Stated goal:
Retype exactly the lines from the first one through the line with "ctx.fillText('GROUP C', 325, 45);", including both ends; skip any pictures.

Recorded information:
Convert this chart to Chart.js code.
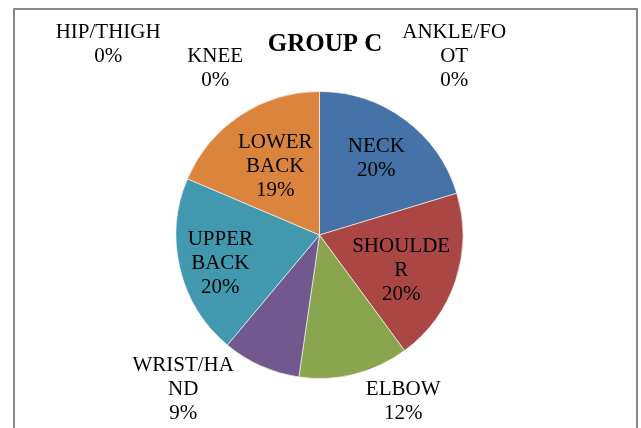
<!DOCTYPE html>
<html lang="en">
<head>
<meta charset="UTF-8">
<title>Group C</title>
<style>
  body { margin: 0; background: #fff; }
  #wrap { width: 641px; height: 428px; }
</style>
</head>
<body>
<div id="wrap">
  <canvas id="pieChart" width="641" height="428"></canvas>
</div>

<script src="https://cdn.jsdelivr.net/npm/chart.js@4/dist/chart.umd.min.js"></script>
<script>
  // values (percent of group C)
  const parts = ['NECK', 'SHOULDER', 'ELBOW', 'WRIST/HAND', 'UPPER BACK', 'LOWER BACK', 'HIP/THIGH', 'KNEE', 'ANKLE/FOOT'];
  const shares = [20.3, 19.6, 12.4, 8.8, 20.3, 18.6, 0, 0, 0];
  const sliceColors = ['#4572A7', '#AA4643', '#89A54E', '#71588F', '#4198AF', '#DB843D', '#6E8EC0', '#C46E6B', '#A3BD72'];

  // how each label wraps, like the original
  const labelLines = [
    ['NECK'], ['SHOULDE', 'R'], ['ELBOW'], ['WRIST/HA', 'ND'], ['UPPER', 'BACK'],
    ['LOWER', 'BACK'], ['HIP/THIGH'], ['KNEE'], ['ANKLE/FO', 'OT']
  ];
  // label spot: distance in radii, turn in degrees from the slice middle
  const labelSpots = [
    [0.665, 0], [0.62, 5], [1.30, -12.6], [1.436, 17.3], [0.72, -2.75],
    [0.57, 0.7], [1.985, -47.9], [1.372, -32], [1.556, 37.1]
  ];

  const fontFace = '"Liberation Serif", "Times New Roman", serif';

  const sliceLabels = {
    id: 'sliceLabels',
    beforeDraw(chart) {
      const ctx = chart.ctx;
      ctx.save();
      ctx.strokeStyle = '#888888';
      ctx.lineWidth = 2;
      ctx.strokeRect(14, 9, 623, 440);
      ctx.restore();
    },
    afterDraw(chart) {
      const ctx = chart.ctx;
      const total = shares.reduce((a, b) => a + b, 0);
      ctx.save();
      ctx.fillStyle = '#000';
      ctx.textAlign = 'center';
      ctx.textBaseline = 'middle';

      ctx.font = 'bold 25px ' + fontFace;
      ctx.fillText('GROUP C', 325, 45);

      ctx.font = '21px ' + fontFace;
      chart.getDatasetMeta(0).data.forEach((arc, i) => {
        const p = arc.getProps(['x', 'y', 'startAngle', 'endAngle', 'outerRadius'], true);
        const mid = (p.startAngle + p.endAngle) / 2 + labelSpots[i][1] * Math.PI / 180;
        const d = p.outerRadius * labelSpots[i][0];
        const cx = p.x + Math.cos(mid) * d;
        const cy = p.y + Math.sin(mid) * d;
        const lines = labelLines[i].concat([Math.round(shares[i] / total * 100) + '%']);
        const lh = 24;
        const top = cy - (lines.length - 1) * lh / 2;
        lines.forEach((t, k) => ctx.fillText(t, cx, top + k * lh));
      });
      ctx.restore();
    }
  };

  new Chart(document.getElementById('pieChart'), {
    type: 'pie',
    data: {
      labels: parts,
      datasets: [{
        data: shares,
        backgroundColor: sliceColors,
        borderColor: 'rgba(255,255,255,0.6)',
        borderWidth: 1
      }]
    },
    options: {
      responsive: false,
      animation: false,
      layout: { padding: { top: 91, bottom: 49, left: 0, right: 2 } },
      plugins: {
        legend: { display: false },
        title: { display: false },
        tooltip: { enabled: false }
      }
    },
    plugins: [sliceLabels]
  });
</script>
</body>
</html>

Task answer:
Convert this chart to Chart.js code.
<!DOCTYPE html>
<html lang="en">
<head>
<meta charset="UTF-8">
<title>Group C</title>
<style>
  body { margin: 0; background: #fff; }
  #wrap { width: 641px; height: 428px; }
</style>
</head>
<body>
<div id="wrap">
  <canvas id="pieChart" width="641" height="428"></canvas>
</div>

<script src="https://cdn.jsdelivr.net/npm/chart.js@4/dist/chart.umd.min.js"></script>
<script>
  // values (percent of group C)
  const parts = ['NECK', 'SHOULDER', 'ELBOW', 'WRIST/HAND', 'UPPER BACK', 'LOWER BACK', 'HIP/THIGH', 'KNEE', 'ANKLE/FOOT'];
  const shares = [20.3, 19.6, 12.4, 8.8, 20.3, 18.6, 0, 0, 0];
  const sliceColors = ['#4572A7', '#AA4643', '#89A54E', '#71588F', '#4198AF', '#DB843D', '#6E8EC0', '#C46E6B', '#A3BD72'];

  // how each label wraps, like the original
  const labelLines = [
    ['NECK'], ['SHOULDE', 'R'], ['ELBOW'], ['WRIST/HA', 'ND'], ['UPPER', 'BACK'],
    ['LOWER', 'BACK'], ['HIP/THIGH'], ['KNEE'], ['ANKLE/FO', 'OT']
  ];
  // label spot: distance in radii, turn in degrees from the slice middle
  const labelSpots = [
    [0.665, 0], [0.62, 5], [1.30, -12.6], [1.436, 17.3], [0.72, -2.75],
    [0.57, 0.7], [1.985, -47.9], [1.372, -32], [1.556, 37.1]
  ];

  const fontFace = '"Liberation Serif", "Times New Roman", serif';

  const sliceLabels = {
    id: 'sliceLabels',
    beforeDraw(chart) {
      const ctx = chart.ctx;
      ctx.save();
      ctx.strokeStyle = '#888888';
      ctx.lineWidth = 2;
      ctx.strokeRect(14, 9, 623, 440);
      ctx.restore();
    },
    afterDraw(chart) {
      const ctx = chart.ctx;
      const total = shares.reduce((a, b) => a + b, 0);
      ctx.save();
      ctx.fillStyle = '#000';
      ctx.textAlign = 'center';
      ctx.textBaseline = 'middle';

      ctx.font = 'bold 25px ' + fontFace;
      ctx.fillText('GROUP C', 325, 45);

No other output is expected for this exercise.